Leave the pictures out and quote every line from the start of the listing to the line with "minimum width=162pt, minimum", inclusive.
# Start of Provided material
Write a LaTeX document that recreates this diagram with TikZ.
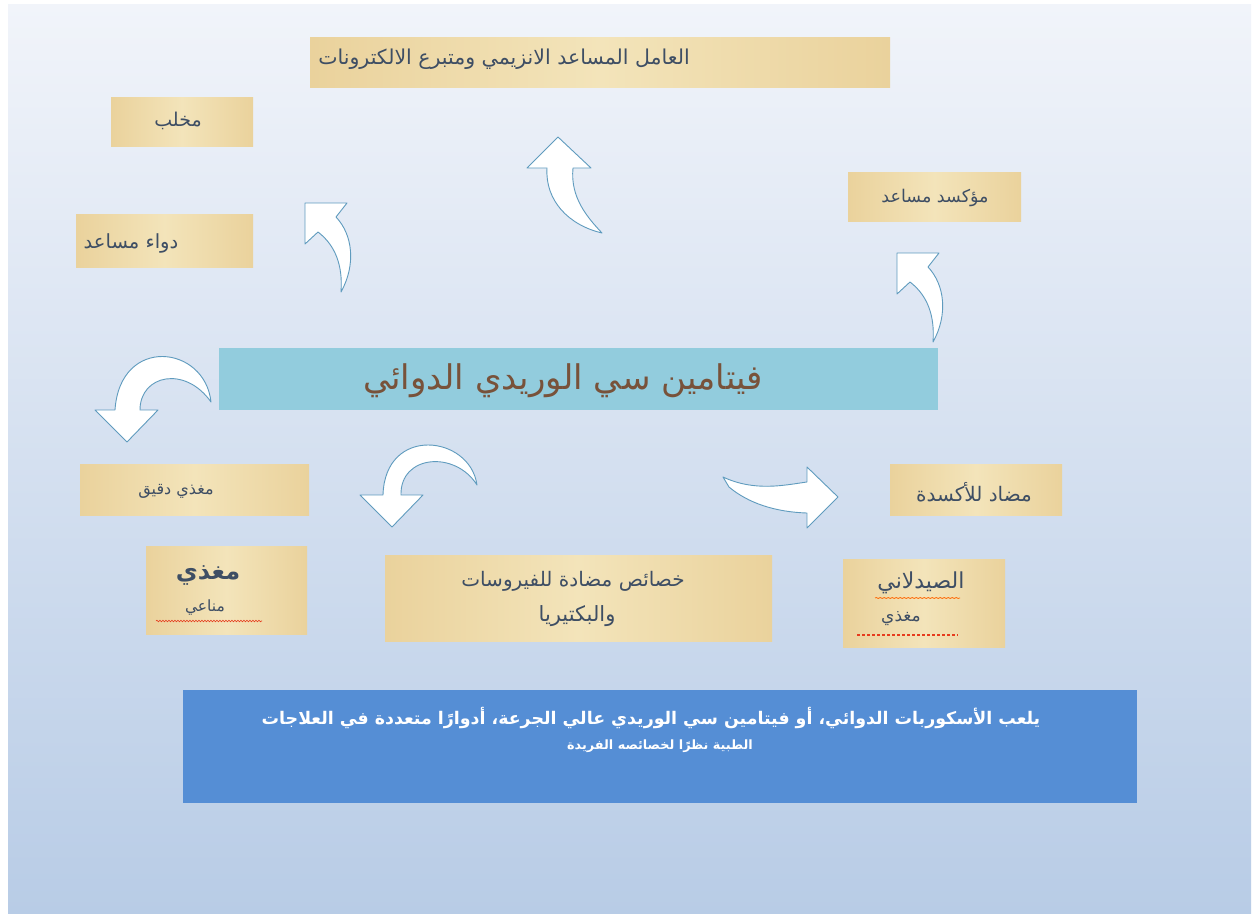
\documentclass[tikz,border=0pt]{standalone}
\usepackage{fontspec}
\setmainfont{DejaVu Sans}
\newfontfamily\arfont[Script=Arabic]{DejaVu Sans}
\TeXXeTstate=1
\usetikzlibrary{decorations.pathmorphing}
\newcommand\artx[1]{{\arfont\beginR #1\endR}}
\definecolor{bgtop}{RGB}{241,244,250}
\definecolor{bgbot}{RGB}{184,204,230}
\definecolor{papD}{RGB}{234,210,156}
\definecolor{papL}{RGB}{243,228,186}
\definecolor{txtblue}{RGB}{62,78,100}
\definecolor{vitblue}{RGB}{146,204,221}
\definecolor{vittext}{RGB}{120,82,58}
\definecolor{botblue}{RGB}{85,142,213}
\definecolor{arrowline}{RGB}{95,155,190}
\definecolor{spellred}{RGB}{230,60,30}
\tikzset{
  papbox/.style={shade, left color=papD, right color=papD, middle color=papL, draw=none, inner sep=0pt},
  lbl/.style={text=txtblue, inner sep=0pt, anchor=center},
  blockarrow/.style={fill=white, draw=arrowline, line width=0.9pt, line join=round},
  squig/.style={draw=spellred, line width=0.6pt, decorate, decoration={snake, amplitude=0.8pt, segment length=3pt}}
}
\begin{document}
\begin{tikzpicture}[x=1pt,y=-1pt]
\useasboundingbox (0,0) rectangle (1253,913);
\fill[white] (0,0) rectangle (1253,913);
\shade[top color=bgtop, bottom color=bgbot] (8,4) rectangle (1251,913);

% papyrus boxes
\node[papbox, minimum width=580pt, minimum height=50pt] (top) at (600,62) {};
\node[papbox, minimum width=142pt, minimum height=49pt] (mikhlab) at (182,121.5) {};
\node[papbox, minimum width=177pt, minimum height=53pt] (dawa) at (164.5,240.5) {};
\node[papbox, minimum width=173pt, minimum height=49pt] (muaksid) at (934.5,196.5) {};
\node[papbox, minimum width=229pt, minimum height=51pt] (daqiq) at (194.5,489.5) {};
\node[papbox, minimum width=161pt, minimum height=88pt] (manai) at (226.5,590) {};
\node[papbox, minimum width=387pt, minimum height=86pt] (virus) at (578.5,598) {};
\node[papbox, minimum width=172pt, minimum height=51pt] (antiox) at (976,489.5) {};
\node[papbox, minimum width=162pt, minimum height=88pt] (saydal) at (924,603) {};

% central and bottom boxes
\node[fill=vitblue, minimum width=719pt, minimum height=62pt, inner sep=0pt] (vit) at (578.5,379) {};
\node[fill=botblue, minimum width=954pt, minimum height=113pt, inner sep=0pt] (bottom) at (660,746.5) {};

% labels
\node[lbl, font=\fontsize{20.5}{24}\selectfont] (ttop) at (504,59) {\artx{العامل المساعد الانزيمي ومتبرع الالكترونات}};
\node[lbl, font=\fontsize{19}{22}\selectfont] (tmikhlab) at (178,121) {\artx{مخلب}};
\node[lbl, font=\fontsize{19.5}{23}\selectfont] (tdawa) at (131,243) {\artx{دواء مساعد}};
\node[lbl, font=\fontsize{17.5}{21}\selectfont] (tmuaksid) at (935,198) {\artx{مؤكسد مساعد}};
\node[lbl, text=vittext, font=\fontsize{34}{38}\selectfont] (tvit) at (563,381) {\artx{فيتامين سي الوريدي الدوائي}};
\node[lbl, font=\fontsize{16}{19}\selectfont] (tdaqiq) at (176,491) {\artx{مغذي دقيق}};
\node[lbl, font=\fontsize{24}{28}\selectfont\bfseries] (tmughadhi) at (208,575) {\artx{مغذي}};
\node[lbl, font=\fontsize{15.5}{18}\selectfont] (tmanai) at (205,607) {\artx{مناعي}};
\node[lbl, font=\fontsize{20}{24}\selectfont] (tvirus1) at (573,581) {\artx{خصائص مضادة للفيروسات}};
\node[lbl, font=\fontsize{21}{25}\selectfont] (tvirus2) at (577,616) {\artx{والبكتيريا}};
\node[lbl, font=\fontsize{20}{24}\selectfont] (tantiox) at (974,492) {\artx{مضاد للأكسدة}};
\node[lbl, font=\fontsize{22}{26}\selectfont] (tsaydal) at (921,583) {\artx{الصيدلاني}};
\node[lbl, font=\fontsize{17}{20}\selectfont] (tmugh2) at (901,619) {\artx{مغذي}};
\node[lbl, text=white, font=\fontsize{17.4}{21}\selectfont\bfseries] (tbot1) at (651,718) {\artx{يلعب الأسكوربات الدوائي، أو فيتامين سي الوريدي عالي الجرعة، أدوارًا متعددة في العلاجات}};
\node[lbl, text=white, font=\fontsize{12.8}{15}\selectfont\bfseries] (tbot2) at (660,746) {\artx{الطبية نظرًا لخصائصه الفريدة}};

% spell-check underlines
\draw[squig] (156,621) -- (262,621);
\draw[draw=orange!80!red, line width=0.7pt, decorate, decoration={snake, amplitude=0.5pt, segment length=4pt}] (875,598) -- (960,598);
\draw[spellred, line width=1.3pt, dash pattern=on 3pt off 2pt] (857,635) -- (958,635);

% block arrows
% A: up to top box
\draw[blockarrow] (602,233) .. controls (588,218) and (570,198) .. (573,168) -- (591,168) -- (558,137) -- (527,168) -- (547,168) .. controls (545,200) and (568,225) .. (602,233) -- cycle;
% B: up-left toward dawa
\draw[blockarrow] (341,292) .. controls (343,265) and (335,245) .. (318,232) -- (305,244) -- (305,203) -- (347,203) -- (336,217) .. controls (353,235) and (356,265) .. (341,292) -- cycle;
% C: up-left toward muaksid
\begin{scope}[shift={(592,50)}]
\draw[blockarrow] (341,292) .. controls (343,265) and (335,245) .. (318,232) -- (305,244) -- (305,203) -- (347,203) -- (336,217) .. controls (353,235) and (356,265) .. (341,292) -- cycle;
\end{scope}
% D: down-left toward daqiq
\draw[blockarrow] (211,402) .. controls (205,345) and (120,335) .. (115,410) -- (95,410) -- (127,442) -- (158,410) -- (140,410) .. controls (140,375) and (185,365) .. (211,402) -- cycle;
% E: down-left toward virus
\draw[blockarrow] (477,485) .. controls (470,435) and (385,425) .. (383,495) -- (360,495) -- (392,527) -- (423,495) -- (401,495) .. controls (400,455) and (455,450) .. (477,485) -- cycle;
% F: right toward antiox
\draw[blockarrow] (723,477) .. controls (755,492) and (785,485) .. (807,482) -- (807,467) -- (838,497) -- (807,528) -- (807,513) .. controls (775,512) and (748,503) .. (729,487) -- cycle;
\end{tikzpicture}
\end{document}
# End of Provided material
- _The solution_
Write a LaTeX document that recreates this diagram with TikZ.
\documentclass[tikz,border=0pt]{standalone}
\usepackage{fontspec}
\setmainfont{DejaVu Sans}
\newfontfamily\arfont[Script=Arabic]{DejaVu Sans}
\TeXXeTstate=1
\usetikzlibrary{decorations.pathmorphing}
\newcommand\artx[1]{{\arfont\beginR #1\endR}}
\definecolor{bgtop}{RGB}{241,244,250}
\definecolor{bgbot}{RGB}{184,204,230}
\definecolor{papD}{RGB}{234,210,156}
\definecolor{papL}{RGB}{243,228,186}
\definecolor{txtblue}{RGB}{62,78,100}
\definecolor{vitblue}{RGB}{146,204,221}
\definecolor{vittext}{RGB}{120,82,58}
\definecolor{botblue}{RGB}{85,142,213}
\definecolor{arrowline}{RGB}{95,155,190}
\definecolor{spellred}{RGB}{230,60,30}
\tikzset{
  papbox/.style={shade, left color=papD, right color=papD, middle color=papL, draw=none, inner sep=0pt},
  lbl/.style={text=txtblue, inner sep=0pt, anchor=center},
  blockarrow/.style={fill=white, draw=arrowline, line width=0.9pt, line join=round},
  squig/.style={draw=spellred, line width=0.6pt, decorate, decoration={snake, amplitude=0.8pt, segment length=3pt}}
}
\begin{document}
\begin{tikzpicture}[x=1pt,y=-1pt]
\useasboundingbox (0,0) rectangle (1253,913);
\fill[white] (0,0) rectangle (1253,913);
\shade[top color=bgtop, bottom color=bgbot] (8,4) rectangle (1251,913);

% papyrus boxes
\node[papbox, minimum width=580pt, minimum height=50pt] (top) at (600,62) {};
\node[papbox, minimum width=142pt, minimum height=49pt] (mikhlab) at (182,121.5) {};
\node[papbox, minimum width=177pt, minimum height=53pt] (dawa) at (164.5,240.5) {};
\node[papbox, minimum width=173pt, minimum height=49pt] (muaksid) at (934.5,196.5) {};
\node[papbox, minimum width=229pt, minimum height=51pt] (daqiq) at (194.5,489.5) {};
\node[papbox, minimum width=161pt, minimum height=88pt] (manai) at (226.5,590) {};
\node[papbox, minimum width=387pt, minimum height=86pt] (virus) at (578.5,598) {};
\node[papbox, minimum width=172pt, minimum height=51pt] (antiox) at (976,489.5) {};
\node[papbox, minimum width=162pt, minimum height=88pt] (saydal) at (924,603) {};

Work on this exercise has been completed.